Produce an exact copy of all the data below, dropping every image.
+++ COLLECTED MATERIAL
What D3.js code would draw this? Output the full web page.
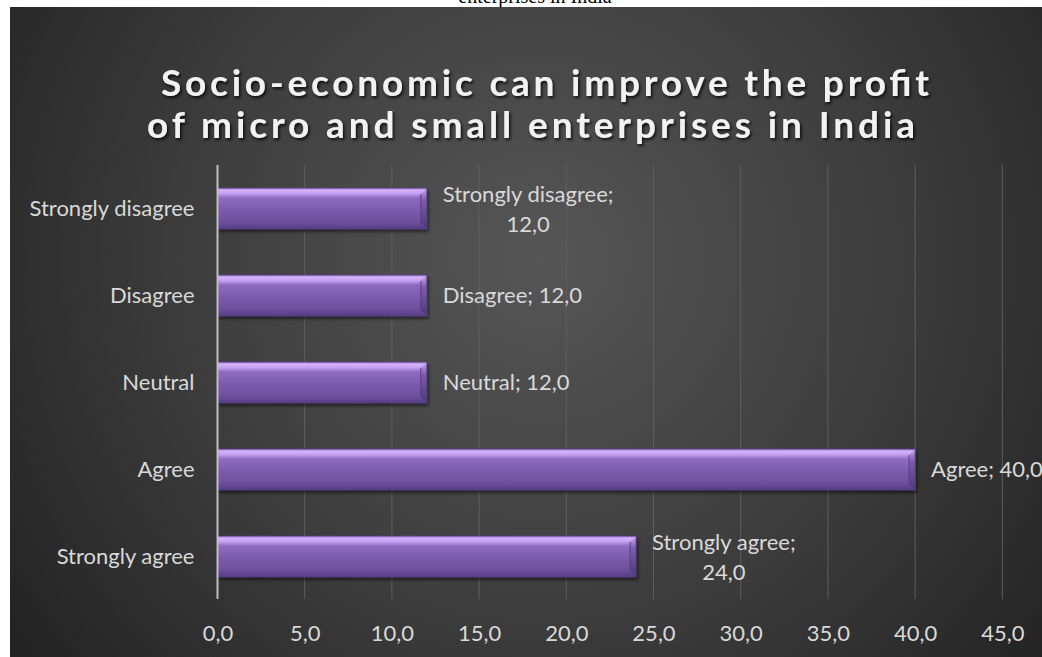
<!DOCTYPE html>
<html>
<head>
<meta charset="utf-8">
<script src="https://cdn.jsdelivr.net/npm/d3@7"></script>
<style>
  html, body { margin: 0; padding: 0; background: #ffffff; }
  svg { display: block; }
</style>
</head>
<body>
<svg id="chart" width="1042" height="657"></svg>
<script>
// Survey answers, listed from the top row of the chart to the bottom row
const categories = ["Strongly disagree", "Disagree", "Neutral", "Agree", "Strongly agree"];
const values = [12.0, 12.0, 12.0, 40.0, 24.0];
const xTicks = [0, 5, 10, 15, 20, 25, 30, 35, 40, 45];
const titleLines = ["Socio-economic can improve the profit", "of micro and small enterprises in India"];
const captionTail = "enterprises in India";

const fmt = v => d3.format(".1f")(v).replace(".", ",");
const FONT = "Lato, 'Open Sans', sans-serif";
const LABEL_SIZE = 22;

const svg = d3.select("#chart");
const defs = svg.append("defs");

// Panel background: soft spotlight in the upper centre
const bg = defs.append("radialGradient").attr("id", "bgGrad")
  .attr("gradientUnits", "userSpaceOnUse")
  .attr("cx", 540).attr("cy", 260).attr("r", 640);
bg.append("stop").attr("offset", "0%").attr("stop-color", "#565656");
bg.append("stop").attr("offset", "55%").attr("stop-color", "#3d3d3d");
bg.append("stop").attr("offset", "100%").attr("stop-color", "#242424");

// Bar body gradient (glossy top, darker bottom)
const barGrad = defs.append("linearGradient").attr("id", "barGrad")
  .attr("x1", 0).attr("y1", 0).attr("x2", 0).attr("y2", 1);
[["0%", "#a884d6"], ["6%", "#d4b2fb"], ["14%", "#c29ff0"], ["24%", "#8e6cc0"],
 ["55%", "#7b5aab"], ["85%", "#6d4e9c"], ["100%", "#553c82"]]
  .forEach(([o, c]) => barGrad.append("stop").attr("offset", o).attr("stop-color", c));

const capGrad = defs.append("linearGradient").attr("id", "capGrad")
  .attr("x1", 0).attr("y1", 0).attr("x2", 0).attr("y2", 1);
[["0%", "#c9a8f2"], ["30%", "#7d5cad"], ["100%", "#4f3779"]]
  .forEach(([o, c]) => capGrad.append("stop").attr("offset", o).attr("stop-color", c));

const shadow = defs.append("filter").attr("id", "barShadow")
  .attr("x", "-5%").attr("y", "-20%").attr("width", "110%").attr("height", "150%");
shadow.append("feDropShadow").attr("dx", 1.5).attr("dy", 2.5).attr("stdDeviation", 1.8)
  .attr("flood-color", "#000").attr("flood-opacity", 0.55);

const titleShadow = defs.append("filter").attr("id", "titleShadow")
  .attr("x", "-5%").attr("y", "-30%").attr("width", "110%").attr("height", "160%");
titleShadow.append("feDropShadow").attr("dx", 1.5).attr("dy", 2).attr("stdDeviation", 1.5)
  .attr("flood-color", "#000").attr("flood-opacity", 0.8);

// Caption text running above the chart panel (clipped by the page top)
svg.append("text")
  .attr("x", 535).attr("y", 3)
  .attr("text-anchor", "middle")
  .attr("font-family", "'Liberation Serif', 'DejaVu Serif', serif")
  .attr("font-size", 20).attr("fill", "#000")
  .text(captionTail);

svg.append("rect")
  .attr("x", 10).attr("y", 7).attr("width", 1032).attr("height", 650)
  .attr("fill", "url(#bgGrad)");

// Title
const title = svg.append("g").attr("filter", "url(#titleShadow)")
  .attr("font-family", FONT).attr("font-weight", 700)
  .attr("font-size", 37).attr("fill", "#f2f2f2");
title.append("text")
  .attr("x", 161).attr("y", 96)
  .attr("textLength", 768).attr("lengthAdjust", "spacing")
  .text(titleLines[0]);
title.append("text")
  .attr("x", 147).attr("y", 138)
  .attr("textLength", 768).attr("lengthAdjust", "spacing")
  .text(titleLines[1]);

// Scales
const x = d3.scaleLinear().domain([0, 45]).range([217.5, 1002.3]);
const y = d3.scaleBand().domain(categories).range([165, 600]).paddingInner(0.53).paddingOuter(0.265);

const plotTop = 165, plotBottom = 599;

// Vertical gridlines
svg.append("g").selectAll("line")
  .data(xTicks.filter(t => t > 0))
  .join("line")
  .attr("x1", d => x(d)).attr("x2", d => x(d))
  .attr("y1", plotTop).attr("y2", plotBottom)
  .attr("stroke", "#5e5e5e").attr("stroke-width", 1);

// X axis tick labels
const xAxis = d3.axisBottom(x).tickValues(xTicks).tickFormat(fmt).tickSize(0).tickPadding(0);
const xg = svg.append("g").attr("transform", `translate(0,${plotBottom})`).call(xAxis);
xg.select(".domain").remove();
xg.selectAll("text")
  .attr("y", 42).attr("dy", 0)
  .attr("font-family", FONT)
  .attr("font-size", LABEL_SIZE).attr("fill", "#d9d9d9");

// Y axis category labels
const yAxis = d3.axisLeft(y).tickSize(0).tickPadding(23);
const yg = svg.append("g").attr("transform", `translate(${x(0)},0)`).call(yAxis);
yg.select(".domain").remove();
yg.selectAll("text")
  .attr("dy", "0.35em")
  .attr("font-family", FONT)
  .attr("font-size", LABEL_SIZE).attr("fill", "#d9d9d9");

// Bars
const rows = categories.map((c, i) => ({ cat: c, val: values[i] }));
const bars = svg.append("g").selectAll("g.bar").data(rows).join("g")
  .attr("class", "bar").attr("filter", "url(#barShadow)");

bars.append("rect")
  .attr("x", x(0)).attr("y", d => y(d.cat))
  .attr("width", d => x(d.val) - x(0)).attr("height", y.bandwidth())
  .attr("fill", "url(#barGrad)");

// Bevelled right end of each bar
const bev = 6;
bars.append("polygon")
  .attr("points", d => {
    const x1 = x(d.val), y0 = y(d.cat), h = y.bandwidth();
    return [[x1 - bev, y0 + bev], [x1, y0], [x1, y0 + h], [x1 - bev, y0 + h - bev]]
      .map(p => p.join(",")).join(" ");
  })
  .attr("fill", "url(#capGrad)");
bars.append("line")
  .attr("x1", d => x(d.val) - bev).attr("x2", d => x(d.val) - bev)
  .attr("y1", d => y(d.cat) + bev).attr("y2", d => y(d.cat) + y.bandwidth() - bev)
  .attr("stroke", "#5a3f88").attr("stroke-width", 1);
// thin outline
bars.append("rect")
  .attr("x", x(0)).attr("y", d => y(d.cat))
  .attr("width", d => x(d.val) - x(0)).attr("height", y.bandwidth())
  .attr("fill", "none").attr("stroke", "#5b4188").attr("stroke-width", 0.8);

// Y axis line
svg.append("line")
  .attr("x1", x(0)).attr("x2", x(0))
  .attr("y1", plotTop).attr("y2", plotBottom)
  .attr("stroke", "#bfbfbf").attr("stroke-width", 2);

// Data labels: "Category; value", wrapped onto two lines for the long names
const labels = svg.append("g")
  .attr("font-family", FONT)
  .attr("font-size", LABEL_SIZE).attr("fill", "#d9d9d9");

rows.forEach(d => {
  const cy = y(d.cat) + y.bandwidth() / 2;
  const lx = x(d.val) + 16;
  if (d.cat.startsWith("Strongly")) {
    const t = labels.append("text").attr("text-anchor", "middle");
    const first = d.cat + ";";
    t.append("tspan").attr("y", cy - 7).text(first);
    t.append("tspan").attr("y", cy + 23).text(fmt(d.val));
    // centre both lines on the first line's width
    const w = t.select("tspan").node().getComputedTextLength();
    t.selectAll("tspan").attr("x", lx + w / 2);
  } else {
    labels.append("text")
      .attr("x", lx).attr("y", cy).attr("dy", "0.35em")
      .text(`${d.cat}; ${fmt(d.val)}`);
  }
});
</script>
</body>
</html>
++++++
FULL SOLUTION =>
What D3.js code would draw this? Output the full web page.
<!DOCTYPE html>
<html>
<head>
<meta charset="utf-8">
<script src="https://cdn.jsdelivr.net/npm/d3@7"></script>
<style>
  html, body { margin: 0; padding: 0; background: #ffffff; }
  svg { display: block; }
</style>
</head>
<body>
<svg id="chart" width="1042" height="657"></svg>
<script>
// Survey answers, listed from the top row of the chart to the bottom row
const categories = ["Strongly disagree", "Disagree", "Neutral", "Agree", "Strongly agree"];
const values = [12.0, 12.0, 12.0, 40.0, 24.0];
const xTicks = [0, 5, 10, 15, 20, 25, 30, 35, 40, 45];
const titleLines = ["Socio-economic can improve the profit", "of micro and small enterprises in India"];
const captionTail = "enterprises in India";

const fmt = v => d3.format(".1f")(v).replace(".", ",");
const FONT = "Lato, 'Open Sans', sans-serif";
const LABEL_SIZE = 22;

const svg = d3.select("#chart");
const defs = svg.append("defs");

// Panel background: soft spotlight in the upper centre
const bg = defs.append("radialGradient").attr("id", "bgGrad")
  .attr("gradientUnits", "userSpaceOnUse")
  .attr("cx", 540).attr("cy", 260).attr("r", 640);
bg.append("stop").attr("offset", "0%").attr("stop-color", "#565656");
bg.append("stop").attr("offset", "55%").attr("stop-color", "#3d3d3d");
bg.append("stop").attr("offset", "100%").attr("stop-color", "#242424");

// Bar body gradient (glossy top, darker bottom)
const barGrad = defs.append("linearGradient").attr("id", "barGrad")
  .attr("x1", 0).attr("y1", 0).attr("x2", 0).attr("y2", 1);
[["0%", "#a884d6"], ["6%", "#d4b2fb"], ["14%", "#c29ff0"], ["24%", "#8e6cc0"],
 ["55%", "#7b5aab"], ["85%", "#6d4e9c"], ["100%", "#553c82"]]
  .forEach(([o, c]) => barGrad.append("stop").attr("offset", o).attr("stop-color", c));

const capGrad = defs.append("linearGradient").attr("id", "capGrad")
  .attr("x1", 0).attr("y1", 0).attr("x2", 0).attr("y2", 1);
[["0%", "#c9a8f2"], ["30%", "#7d5cad"], ["100%", "#4f3779"]]
  .forEach(([o, c]) => capGrad.append("stop").attr("offset", o).attr("stop-color", c));

const shadow = defs.append("filter").attr("id", "barShadow")
  .attr("x", "-5%").attr("y", "-20%").attr("width", "110%").attr("height", "150%");
shadow.append("feDropShadow").attr("dx", 1.5).attr("dy", 2.5).attr("stdDeviation", 1.8)
  .attr("flood-color", "#000").attr("flood-opacity", 0.55);

const titleShadow = defs.append("filter").attr("id", "titleShadow")
  .attr("x", "-5%").attr("y", "-30%").attr("width", "110%").attr("height", "160%");
titleShadow.append("feDropShadow").attr("dx", 1.5).attr("dy", 2).attr("stdDeviation", 1.5)
  .attr("flood-color", "#000").attr("flood-opacity", 0.8);

// Caption text running above the chart panel (clipped by the page top)
svg.append("text")
  .attr("x", 535).attr("y", 3)
  .attr("text-anchor", "middle")
  .attr("font-family", "'Liberation Serif', 'DejaVu Serif', serif")
  .attr("font-size", 20).attr("fill", "#000")
  .text(captionTail);

svg.append("rect")
  .attr("x", 10).attr("y", 7).attr("width", 1032).attr("height", 650)
  .attr("fill", "url(#bgGrad)");

// Title
const title = svg.append("g").attr("filter", "url(#titleShadow)")
  .attr("font-family", FONT).attr("font-weight", 700)
  .attr("font-size", 37).attr("fill", "#f2f2f2");
title.append("text")
  .attr("x", 161).attr("y", 96)
  .attr("textLength", 768).attr("lengthAdjust", "spacing")
  .text(titleLines[0]);
title.append("text")
  .attr("x", 147).attr("y", 138)
  .attr("textLength", 768).attr("lengthAdjust", "spacing")
  .text(titleLines[1]);

// Scales
const x = d3.scaleLinear().domain([0, 45]).range([217.5, 1002.3]);
const y = d3.scaleBand().domain(categories).range([165, 600]).paddingInner(0.53).paddingOuter(0.265);

const plotTop = 165, plotBottom = 599;

// Vertical gridlines
svg.append("g").selectAll("line")
  .data(xTicks.filter(t => t > 0))
  .join("line")
  .attr("x1", d => x(d)).attr("x2", d => x(d))
  .attr("y1", plotTop).attr("y2", plotBottom)
  .attr("stroke", "#5e5e5e").attr("stroke-width", 1);

// X axis tick labels
const xAxis = d3.axisBottom(x).tickValues(xTicks).tickFormat(fmt).tickSize(0).tickPadding(0);
const xg = svg.append("g").attr("transform", `translate(0,${plotBottom})`).call(xAxis);
xg.select(".domain").remove();
xg.selectAll("text")
  .attr("y", 42).attr("dy", 0)
  .attr("font-family", FONT)
  .attr("font-size", LABEL_SIZE).attr("fill", "#d9d9d9");

// Y axis category labels
const yAxis = d3.axisLeft(y).tickSize(0).tickPadding(23);
const yg = svg.append("g").attr("transform", `translate(${x(0)},0)`).call(yAxis);
yg.select(".domain").remove();
yg.selectAll("text")
  .attr("dy", "0.35em")
  .attr("font-family", FONT)
  .attr("font-size", LABEL_SIZE).attr("fill", "#d9d9d9");

// Bars
const rows = categories.map((c, i) => ({ cat: c, val: values[i] }));
const bars = svg.append("g").selectAll("g.bar").data(rows).join("g")
  .attr("class", "bar").attr("filter", "url(#barShadow)");

bars.append("rect")
  .attr("x", x(0)).attr("y", d => y(d.cat))
  .attr("width", d => x(d.val) - x(0)).attr("height", y.bandwidth())
  .attr("fill", "url(#barGrad)");

// Bevelled right end of each bar
const bev = 6;
bars.append("polygon")
  .attr("points", d => {
    const x1 = x(d.val), y0 = y(d.cat), h = y.bandwidth();
    return [[x1 - bev, y0 + bev], [x1, y0], [x1, y0 + h], [x1 - bev, y0 + h - bev]]
      .map(p => p.join(",")).join(" ");
  })
  .attr("fill", "url(#capGrad)");
bars.append("line")
  .attr("x1", d => x(d.val) - bev).attr("x2", d => x(d.val) - bev)
  .attr("y1", d => y(d.cat) + bev).attr("y2", d => y(d.cat) + y.bandwidth() - bev)
  .attr("stroke", "#5a3f88").attr("stroke-width", 1);
// thin outline
bars.append("rect")
  .attr("x", x(0)).attr("y", d => y(d.cat))
  .attr("width", d => x(d.val) - x(0)).attr("height", y.bandwidth())
  .attr("fill", "none").attr("stroke", "#5b4188").attr("stroke-width", 0.8);

// Y axis line
svg.append("line")
  .attr("x1", x(0)).attr("x2", x(0))
  .attr("y1", plotTop).attr("y2", plotBottom)
  .attr("stroke", "#bfbfbf").attr("stroke-width", 2);

// Data labels: "Category; value", wrapped onto two lines for the long names
const labels = svg.append("g")
  .attr("font-family", FONT)
  .attr("font-size", LABEL_SIZE).attr("fill", "#d9d9d9");

rows.forEach(d => {
  const cy = y(d.cat) + y.bandwidth() / 2;
  const lx = x(d.val) + 16;
  if (d.cat.startsWith("Strongly")) {
    const t = labels.append("text").attr("text-anchor", "middle");
    const first = d.cat + ";";
    t.append("tspan").attr("y", cy - 7).text(first);
    t.append("tspan").attr("y", cy + 23).text(fmt(d.val));
    // centre both lines on the first line's width
    const w = t.select("tspan").node().getComputedTextLength();
    t.selectAll("tspan").attr("x", lx + w / 2);
  } else {
    labels.append("text")
      .attr("x", lx).attr("y", cy).attr("dy", "0.35em")
      .text(`${d.cat}; ${fmt(d.val)}`);
  }
});
</script>
</body>
</html>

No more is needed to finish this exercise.